In terms of overcoming the issue of overcrowding or lack of appropriate stewardships of those parks, then you need to enforce principles and rules that are associated with responsible park management. To that extent, it requires you to limit the number of people going in and out, look at the carrying capacity and not exceeding it, which takes some brave decision making. 

In tourism management sense, what you look for is alternatives to those assets to be able to satisfy the burgeoning demand from your tourism growth. One thing you can be guaranteed of is, if you over promote a destination, then you get over tourism within that destination. In terms of Sigiriya, I have climbed the rock three times in my life. However, arriving there after a couple of tourist buses, when you’re a frequent independent traveller (FIT), it is not a good idea. You have a long queue waiting to pay your $50 and then you have to get into a long line again to climb the mountain. There is a very limited amount of interpretation, there is less money that should be spent on environs — it could be improved in terms of the visitor’s experience. 

If there are alternative things to do there, such as if there was an interpretation area, if there is an F&B outlet for people go and wait till their relatives and family climb the rock and come back again, I think there will be less pressure on the rock climbing and at end of the day the international tourists who haven’t been here before that’s the thing that they are coming to rock to do — that’s the excitement. However, for the repeat travellers, they don’t need to do it again. Instead, if the repeat travellers can be sent to an interpretation centre, while children climb and come it will be more interesting way to spend time and a learning experience. 

Thus, I think it is really about a master plan of the way and which the traffic flow. The disappointment when you come out of the property and experience, you have to go through a series of little vendors trying to sell things travellers don’t need. It takes away from the whole professionalism of the tourism experience and this is just a personal reflection.

Q: You mentioned ensuring safety and security as being utmost importance aspects in tourism. Could you elaborate?
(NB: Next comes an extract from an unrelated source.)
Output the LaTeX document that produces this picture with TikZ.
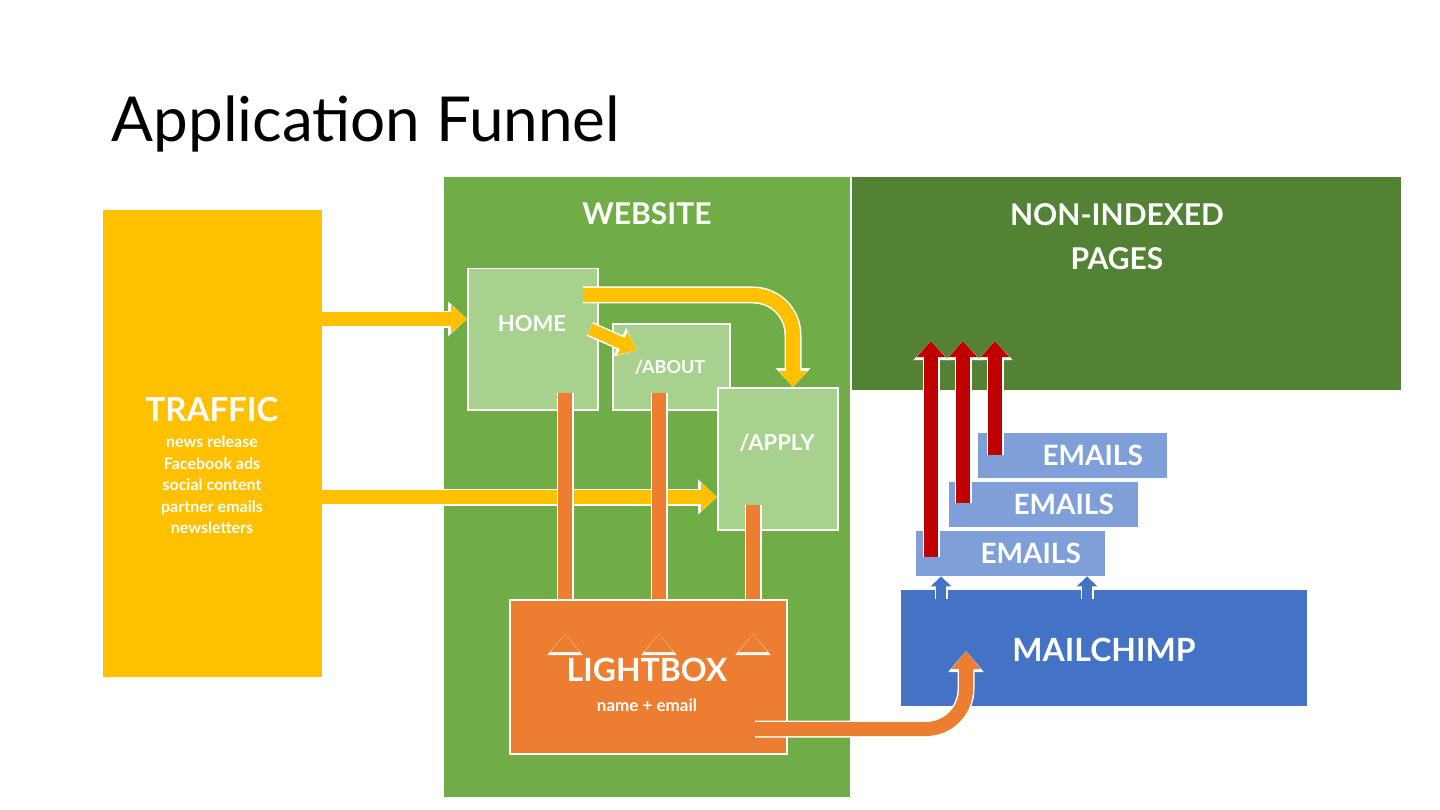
\documentclass[tikz,border=0pt]{standalone}
\usepackage{fontspec}
\setmainfont{Lato}
\usetikzlibrary{positioning}
\usetikzlibrary{calc,arrows.meta}
\definecolor{traffic}{HTML}{FFC000}
\definecolor{webgreen}{HTML}{70AD47}
\definecolor{darkgreen}{HTML}{548235}
\definecolor{pagegreen}{HTML}{A9D18E}
\definecolor{lightbox}{HTML}{ED7D31}
\definecolor{mailblue}{HTML}{4472C4}
\definecolor{emailblue}{HTML}{7F9FD8}
\definecolor{redarrow}{HTML}{C00000}
% fat arrow with a white outline: colour, shaft width, head length, path
\newcommand\fatarrow[4]{%
  \draw[white,rounded corners=40pt,line width=#2+3pt,-{Triangle[length=#3+3pt,width=2*#2+6pt]}] #4;
  \draw[#1,rounded corners=40pt,line width=#2,-{Triangle[length=#3,width=2*#2]}] #4;}
\begin{document}
\begin{tikzpicture}[x=1pt,y=-1pt,
    box/.style={inner sep=0pt,anchor=north west},
    page/.style={box,fill=pagegreen,draw=white,line width=1.5pt},
    email/.style={box,fill=emailblue,minimum width=189pt,minimum height=45pt,
      text=white,font=\fontsize{28}{30}\selectfont\bfseries}]
    \useasboundingbox (0,0) rectangle (1440,810);

    % Title
    \node[anchor=base west,font=\fontsize{62}{64}\selectfont] at (108,142) {Application Funnel};

    % Blocks
    \node[box,fill=traffic,minimum width=219pt,minimum height=467pt] (traffic) at (103,210) {};
    \node[box,fill=webgreen,minimum width=406pt,minimum height=620pt] (web) at (444,177) {};
    \node[box,fill=darkgreen,minimum width=549pt,minimum height=213pt] (hidden) at (852,177) {};
    \node[page,minimum width=130pt,minimum height=141pt] (home) at (467,268) {};
    \node[page,minimum width=117pt,minimum height=86pt] (about) at (612,323) {};
    \node[page,minimum width=120pt,minimum height=142pt] (apply) at (717,387) {};
    \node[box,fill=lightbox,draw=white,line width=1.5pt,minimum width=277pt,minimum height=154pt] (lightbox) at (509,599) {};
    \node[box,fill=mailblue,minimum width=406pt,minimum height=116pt] (mailchimp) at (901,590) {};
    \node[email] (mail3) at (978,433) {\hspace*{40pt}EMAILS};
    \node[email] (mail2) at (949,482) {\hspace*{40pt}EMAILS};
    \node[email] (mail1) at (916,531) {\hspace*{40pt}EMAILS};

    % Labels
    \begin{scope}[text=white,font=\bfseries]
      \node[font=\fontsize{30}{34}\selectfont\bfseries] at (647,214) {WEBSITE};
      \node[align=center,font=\fontsize{30}{44}\selectfont\bfseries] at (1117,237) {NON-INDEXED\\PAGES};
      \node[font=\fontsize{33}{36}\selectfont\bfseries] at (212,410) {TRAFFIC};
      \node[align=center,font=\fontsize{16}{21.6}\selectfont\bfseries,anchor=north] at (212,432)
        {news release\\Facebook ads\\social content\\partner emails\\newsletters};
      \node[font=\fontsize{22}{24}\selectfont\bfseries] at (532,324) {HOME};
      \node[font=\fontsize{18}{20}\selectfont\bfseries] at (670,367) {/ABOUT};
      \node[font=\fontsize{22}{24}\selectfont\bfseries] at (777,443) {/APPLY};
      \node[font=\fontsize{32}{34}\selectfont\bfseries] at (647,670) {LIGHTBOX};
      \node[font=\fontsize{17}{19}\selectfont\bfseries] at (647,705) {name + email};
      \node[font=\fontsize{32}{34}\selectfont\bfseries] at (1104,650) {MAILCHIMP};
    \end{scope}

    % Arrows
    \coordinate (t1) at (traffic.east |- 0,319);
    \coordinate (t2) at (traffic.east |- 0,497);
    \fatarrow{traffic}{14pt}{16pt}{(t1) -- (home.west |- t1)}
    \fatarrow{traffic}{14pt}{16pt}{(t2) -- (apply.west |- t2)}
    \fatarrow{traffic}{12pt}{16pt}{(590,329) -- (637,350)}
    \fatarrow{traffic}{14pt}{16pt}{(583,295) -- (793,295) -- (apply.north -| 793,0)}
    \fatarrow{lightbox}{14pt}{18pt}{(565,393) -- (lightbox.north -| 565,0) ++(0,35)}
    \fatarrow{lightbox}{14pt}{18pt}{(659,393) -- (lightbox.north -| 659,0) ++(0,35)}
    \fatarrow{lightbox}{14pt}{18pt}{(753,505) -- (lightbox.north -| 753,0) ++(0,35)}
    \fatarrow{lightbox}{14pt}{18pt}{(755,729) -- (966,729) -- (966,651)}
    \fatarrow{redarrow}{14pt}{16pt}{(931,557) -- (931,341)}
    \fatarrow{redarrow}{14pt}{16pt}{(963,503) -- (963,341)}
    \fatarrow{redarrow}{14pt}{16pt}{(995,455) -- (995,341)}
    \fatarrow{mailblue}{10pt}{10pt}{(941,599) -- (mail1.south -| 941,0)}
    \fatarrow{mailblue}{10pt}{10pt}{(1087,599) -- (mail1.south -| 1087,0)}
\end{tikzpicture}
\end{document}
A: I think Sri Lanka has to go back to the principles that were set out in those examples I gave in the discussion and that is using three tier one countries on what are the most important things to them in visiting Australia. The number one in those three markets which is reflected in all tier one markets of Australia is safety and security. There is a strong commitment to self-preservation. If you’re a tourism marketer, you’re a person who has responsibility for the stewardship of your brand here. It is critical to ensure that the perception out there of safety and security is also the reality. 

The war in Sri Lanka ended almost a decade ago, yet people still have bad memories. Perception is reality. There needs to be an absolutely committed campaign to those countries which Sri Lanka regards as potential core markets, where the market intelligence is showing that is still an issue. In addition, there needs to be a level of confidence in your visitor tourist that the people driving the buses or vans are safe and they are good drivers and have accreditation. This is such a key message that it ought to be front and central in the way in which Sri Lanka presents itself and overcomes other perceptions.